These aren’t the prettiest of cookies, but they sure are interesting to eat! When I get a new cookbook I read it like a novel. The Momofuku Milkbar Cookbook by Christina Tosi was no exception. In her introduction she talks about how important it is to just bake. If you want to become a better baker you need to bake more and she was baking everyday. That was really inspirational to me because it sort of justifies the amount of time I spend baking. I don’t bake everyday, but I’m baking 4-5 times a week and my comfort and speed in the kitchen has greatly increased.
I made these cookies for Hadiya because she won the giveaway 2 months ago, I never said I would be speedy! This is such an interesting cookie. Every bite has something different. I love that you can see the potato chips and butterscotch chips in the cookie. I also love all the little specks of chocolate from using the mini chocolate chips. This cookie bakes up large and crispy, a nice change from the usual big and chewy cookies. These are definitely an interesting cookie!
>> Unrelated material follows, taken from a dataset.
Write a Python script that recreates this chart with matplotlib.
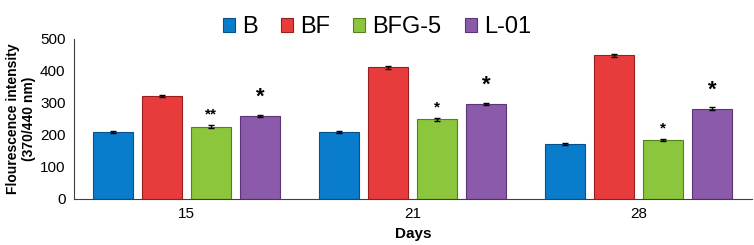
import matplotlib.pyplot as plt
import numpy as np

plt.rcParams['font.family'] = ['Liberation Sans', 'DejaVu Sans']

days = ['15', '21', '28']
series = ['B', 'BF', 'BFG-5', 'L-01']
B = [209, 209, 171]
BF = [323, 411, 449]
BFG = [226, 249, 183]
L01 = [259, 298, 282]
err_B = [3, 3, 3]
err_BF = [3, 4, 5]
err_BFG = [5, 5, 3]
err_L01 = [4, 3, 4]
stars_BFG = ['**', '*', '*']
stars_L01 = ['*', '*', '*']

colors = ['#0a7ccc', '#e83c3c', '#8cc63c', '#8c5aaa']
edges = ['#07508a', '#9a1e1e', '#55801e', '#5a3578']

fig = plt.figure(figsize=(7.54, 2.45), dpi=100)
ax = fig.add_axes([0.098, 0.188, 0.899, 0.653])

x = np.arange(len(days))
step = 0.217
width = 0.177
vals = [B, BF, BFG, L01]
errs = [err_B, err_BF, err_BFG, err_L01]
for i, (v, e) in enumerate(zip(vals, errs)):
    pos = x + (i - 1.5) * step
    ax.bar(pos, v, width, color=colors[i], edgecolor=edges[i], linewidth=0.8,
           label=series[i], zorder=2)
    ax.errorbar(pos, v, yerr=e, fmt='none', ecolor='black', elinewidth=1,
                capsize=2.5, capthick=1, zorder=3)

for j in range(len(days)):
    ax.text(x[j] + 0.5 * step, BFG[j] + 38, stars_BFG[j], ha='center',
            va='center', fontsize=11, fontweight='bold')
    ax.text(x[j] + 1.5 * step, L01[j] + 58, stars_L01[j], ha='center',
            va='center', fontsize=16, fontweight='bold')

ax.set_xlim(-0.5, 2.5)
ax.set_ylim(0, 500)
ax.set_yticks([0, 100, 200, 300, 400, 500])
ax.set_xticks(x)
ax.set_xticklabels(days)
ax.tick_params(axis='both', length=0, labelsize=11, pad=6)
ax.spines['top'].set_visible(False)
ax.spines['right'].set_visible(False)
ax.spines['left'].set_color('#404040')
ax.spines['bottom'].set_color('#404040')
ax.set_xlabel('Days', fontsize=11, fontweight='bold', labelpad=4)
ax.set_ylabel('Flourescence intensity\n(370/440 nm)', fontsize=10,
              fontweight='bold', labelpad=3)

fig.legend(loc='upper center', bbox_to_anchor=(0.5, 1.02), ncol=4,
           frameon=False, fontsize=17, handlelength=0.5, handleheight=0.5,
           handletextpad=0.3, columnspacing=1.0)

fig.savefig('out.png', dpi=100)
Adapted from Momofuku Milk Bar Cookbook, page 114
Yield – 22 large cookies
2 sticks unsalted butter, room temperature
200 g (1 cup) sugar
150 g (2/3 cup) brown sugar
18 g corn syrup
1/2 teaspoon vanilla
225 g (1 1/3 cup) flour
1/2 teaspoon baking powder
1/4 teaspoon soda
1 teaspoon salt
150 grams (3/4 cup) mini chocolate chips
100 grams (1/2 cup) butterscotch chips
40 grams (1/3 cup) old fashioned oats
5 grams (2 1/2 teaspoons) coffee grounds, dry, not brewed
50 grams mini marshmallows
50 grams potato chips
85 grams chocolate covered pretzels
- Cream together the butter and sugars for 4 minutes. Add the corn syrup, egg, and vanilla and beat at high speed for 8 minutes. Scrape the bowl as needed.
- Whisk together the flour, powder, soda, and salt.
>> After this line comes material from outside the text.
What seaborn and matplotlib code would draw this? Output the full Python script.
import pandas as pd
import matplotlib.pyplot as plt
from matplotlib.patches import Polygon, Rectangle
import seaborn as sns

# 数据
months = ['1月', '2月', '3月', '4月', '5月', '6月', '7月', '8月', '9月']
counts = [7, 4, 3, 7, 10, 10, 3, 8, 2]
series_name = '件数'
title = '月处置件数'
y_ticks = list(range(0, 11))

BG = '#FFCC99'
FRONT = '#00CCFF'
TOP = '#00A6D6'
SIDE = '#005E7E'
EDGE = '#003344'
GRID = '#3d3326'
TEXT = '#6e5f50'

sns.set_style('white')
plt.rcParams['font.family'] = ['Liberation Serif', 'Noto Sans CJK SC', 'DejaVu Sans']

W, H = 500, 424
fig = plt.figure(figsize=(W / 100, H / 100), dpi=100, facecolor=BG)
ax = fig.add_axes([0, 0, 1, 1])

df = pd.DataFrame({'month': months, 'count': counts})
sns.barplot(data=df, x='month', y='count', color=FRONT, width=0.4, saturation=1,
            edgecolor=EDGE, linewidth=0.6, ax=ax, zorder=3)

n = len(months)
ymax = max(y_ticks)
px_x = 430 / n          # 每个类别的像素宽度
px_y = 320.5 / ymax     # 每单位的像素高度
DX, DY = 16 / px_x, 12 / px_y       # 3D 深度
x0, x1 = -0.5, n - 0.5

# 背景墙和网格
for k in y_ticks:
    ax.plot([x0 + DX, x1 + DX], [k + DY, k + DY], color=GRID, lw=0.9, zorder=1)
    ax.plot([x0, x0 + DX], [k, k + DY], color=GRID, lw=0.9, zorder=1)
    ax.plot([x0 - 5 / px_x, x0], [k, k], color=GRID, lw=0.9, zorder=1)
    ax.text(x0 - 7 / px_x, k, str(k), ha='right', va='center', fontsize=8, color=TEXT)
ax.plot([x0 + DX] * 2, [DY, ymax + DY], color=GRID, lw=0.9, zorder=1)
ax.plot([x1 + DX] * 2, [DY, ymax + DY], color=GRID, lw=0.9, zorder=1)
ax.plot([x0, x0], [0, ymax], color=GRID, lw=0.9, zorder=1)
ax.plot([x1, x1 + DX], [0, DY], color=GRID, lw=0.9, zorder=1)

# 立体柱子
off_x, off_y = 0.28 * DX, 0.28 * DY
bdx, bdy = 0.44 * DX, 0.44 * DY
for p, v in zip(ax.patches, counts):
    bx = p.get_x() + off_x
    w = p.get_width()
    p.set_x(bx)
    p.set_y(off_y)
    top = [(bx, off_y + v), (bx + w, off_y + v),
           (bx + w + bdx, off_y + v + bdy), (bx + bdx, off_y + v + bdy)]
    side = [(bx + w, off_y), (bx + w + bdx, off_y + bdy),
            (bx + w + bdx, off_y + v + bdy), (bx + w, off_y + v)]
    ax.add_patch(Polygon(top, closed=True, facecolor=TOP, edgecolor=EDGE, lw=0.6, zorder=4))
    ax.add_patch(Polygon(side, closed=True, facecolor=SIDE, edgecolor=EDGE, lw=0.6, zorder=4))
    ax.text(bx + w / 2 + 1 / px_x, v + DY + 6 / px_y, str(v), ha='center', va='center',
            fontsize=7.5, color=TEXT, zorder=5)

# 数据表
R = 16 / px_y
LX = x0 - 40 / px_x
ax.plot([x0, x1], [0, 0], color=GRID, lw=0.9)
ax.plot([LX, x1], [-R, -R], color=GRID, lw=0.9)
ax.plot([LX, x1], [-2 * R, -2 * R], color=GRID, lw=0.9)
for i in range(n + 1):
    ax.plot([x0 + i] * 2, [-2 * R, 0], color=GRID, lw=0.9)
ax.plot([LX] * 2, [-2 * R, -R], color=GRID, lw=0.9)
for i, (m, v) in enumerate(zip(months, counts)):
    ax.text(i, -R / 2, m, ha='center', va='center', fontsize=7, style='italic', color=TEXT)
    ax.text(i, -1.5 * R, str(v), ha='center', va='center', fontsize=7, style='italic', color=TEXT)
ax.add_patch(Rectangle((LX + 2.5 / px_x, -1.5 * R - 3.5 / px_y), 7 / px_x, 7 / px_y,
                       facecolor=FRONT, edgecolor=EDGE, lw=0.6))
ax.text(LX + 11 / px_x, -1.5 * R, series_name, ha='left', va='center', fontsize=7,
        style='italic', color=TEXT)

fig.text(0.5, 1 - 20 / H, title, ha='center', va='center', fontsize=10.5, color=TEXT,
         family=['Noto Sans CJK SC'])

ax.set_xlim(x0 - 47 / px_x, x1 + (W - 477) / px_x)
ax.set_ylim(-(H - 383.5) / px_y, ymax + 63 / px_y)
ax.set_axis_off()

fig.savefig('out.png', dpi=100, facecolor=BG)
- Add the flour mix on low speed and beat until just combined.
- Still on low speed beat in the in the chocolate chips, the butterscotch chips, oats, coffee, and marshmallows. Mix until just combined.
- Beat for a quick second to incorporate the chips and pretzels.
- Use a standard size ice cream scoop to place 6 rounds of dough on a parchment lined baking sheet.
- Cover with plastic and refrigerate for at least 30 minutes. Preheat the oven to 350 F.
- Bake for 18 minutes and then let cool.